In many states, annuities are protected from creditors. This can be an important consideration for business owners and professionals who may face liability issues.
Variable and indexed annuities offer a range of investment options, allowing investors to diversify their portfolios and potentially earn higher returns.
Annuities can come with high fees and charges. These may include mortality and expense risk charges, administrative fees, underlying fund expenses, and charges for special features or riders. These fees can eat into your returns over time.
Most annuities have a surrender period. If you withdraw funds before this period ends (typically within 5 to 7 years of purchase), you may have to pay a surrender charge. This can limit your flexibility if you need access to your funds earlier.
Annuities can be complex and difficult to understand, especially variable and indexed annuities. This complexity can make it challenging for investors to fully understand what they're investing in and the associated risks.
While fixed annuities provide a guaranteed return, variable and indexed annuities carry a risk. If the investments in the annuity perform poorly, you could potentially lose money.
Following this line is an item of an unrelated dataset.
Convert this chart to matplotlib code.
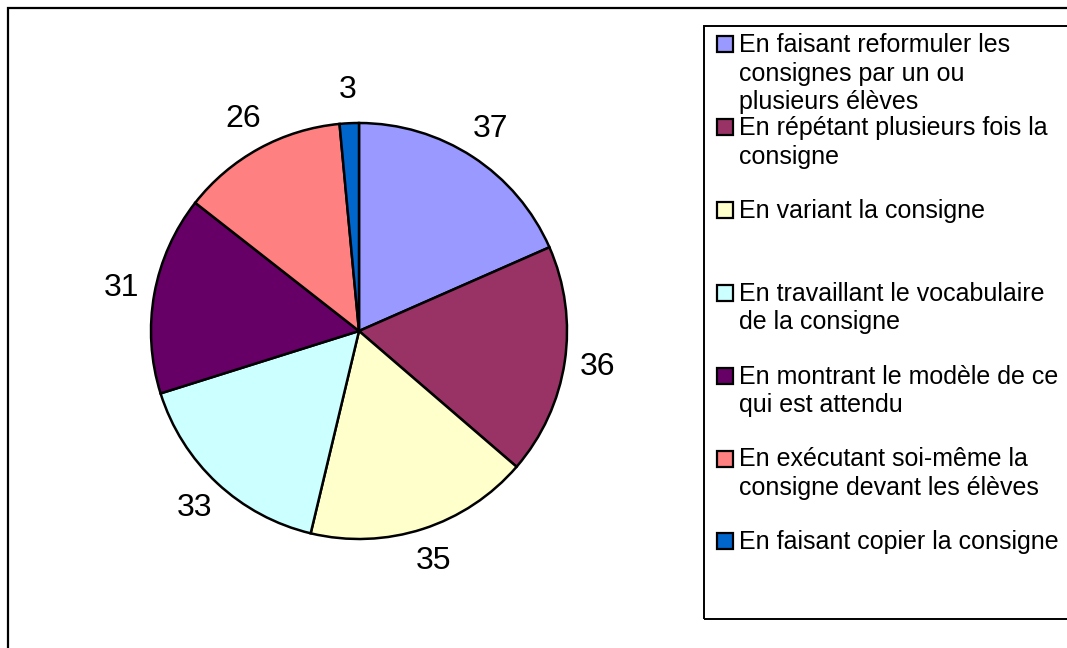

Before investing in annuities, it's essential to weigh these pros and cons and consider seeking advice from a financial advisor to ensure it aligns with your financial goals and risk tolerance.
Annuities offer tax-deferred growth, meaning you don't pay taxes on the interest, dividends, or capital gains accumulating in your annuity until you begin making withdrawals. However, when you start taking money out, the amount will be taxed as ordinary income. You can learn more about the tax treatment of annuities from the IRS.
If an annuity owner dies, the contract may allow for a spouse or other beneficiary to continue receiving payments. However, the specific rules and any potential tax consequences depend on the type of annuity and the contract's details.
Annuities are complex financial products, and this guide only scratches the surface. As always, it's crucial to seek guidance from a financial advisor before purchasing an annuity to ensure it aligns with your long-term financial goals.